Moneyball and Your Investments


One of my favorite parts from Moneyball is the scene where Brad Pitt is in the room with all the scouts discussing prospective players.  He is annoyed over the team’s financial limitations and has come to the realization that if he keeps doing things the old way he is going to keep getting the same results.  In a way, we see the scene through his eyes as we listen to the old scouts, set in their ways with decades of experience, give their “expert opinions” on the next great ballplayer.  “He’s got a baseball body.”  “The ball really ‘pops’ off the bat.”  And my personal favorite, “He’s got an ugly girlfriend.  That’s a sign of low confidence.”

When Brad Pitt asks a simple question, “Can he hit?” The answer is “Well, he’s got a beautiful swing.” Followed by more nonsensical subjective statements.  Brad Pitt doesn’t relent and follows up with “If he’s a good hitter, why doesn’t he hit good?”

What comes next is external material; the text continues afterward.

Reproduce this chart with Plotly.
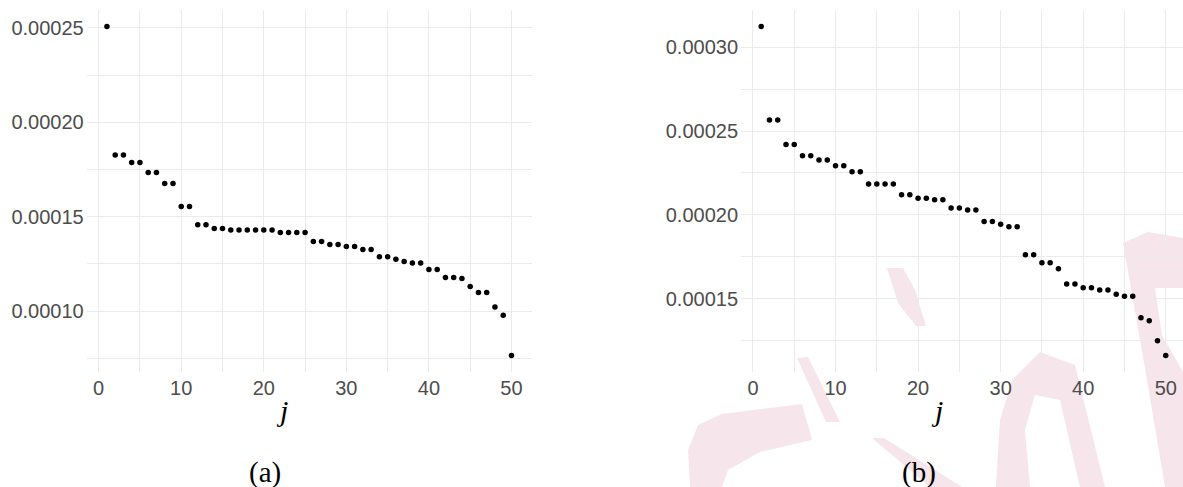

Scouting in the Investment World

So why am I bringing this up in a blog about finances and investing?  Well, think about your last conversation with your broker, or just turn on the TV and listen to the talking heads.  You can replace these scouts with the TV investment experts and hear the exact same conversation!   “This company is poised to explode!”  But what is it based on?  In reality, its based on speculation, intuition or “gut feelings.”  But that’s not what they will say.  The answer they will give is “I know from experience.”   Let’s go back to the Moneyball scene.  What is the response from the scouts to Pitt’s explanation that gut feelings just aren’t going to cut it?  “We have a lot of experience in this room.  Just trust us! …We’ve been doing this for a long time.”  Later in the movie, Brad Pitt puts the scout in his place when he says “You don’t have a crystal ball…. You’ve told those parents ‘when I know, I know.’  And you don’t!”

Someone needs to tell this to the investment “experts.”

What should we do?

So, if we can’t rely on experience and intuition, what should we do?  What did baseball do?  They went to the data!  We have decades of data on businesses and stocks to learn from.  While any sane (and compliant) financial advisor will tell you, history is not a predictor of future events, surely we can learn from it though.

Evidence-Based Investing

Its called Evidence-based Investing.  We aim to eliminate the subjectivity of speculation, emotional bias and noise and replace it with data and research.  Analyzing decades worth of data can provide evidence of factors that have been shown to drive returns across all market cycles.  Using this information, decisions can be made based on data, and not “gut feelings.”  Evidence-based investing provides clarity and transparency to the client.  Do you know why you have the investments you have now?  What purpose does each holding serve?  Why were they chosen, when will they be sold?  In an evidence-based portfolio, each holding has a clear purpose.  There is a disciplined strategy that is followed and every decision is backed by data and research and not just so called “expertise.”

With evidence based investing, we don’t care if the stock is the darling of all the talking heads or if it has an ugly girlfriend.  We care about how it measures up to the clearly defined selection process based on 50 years of data and research.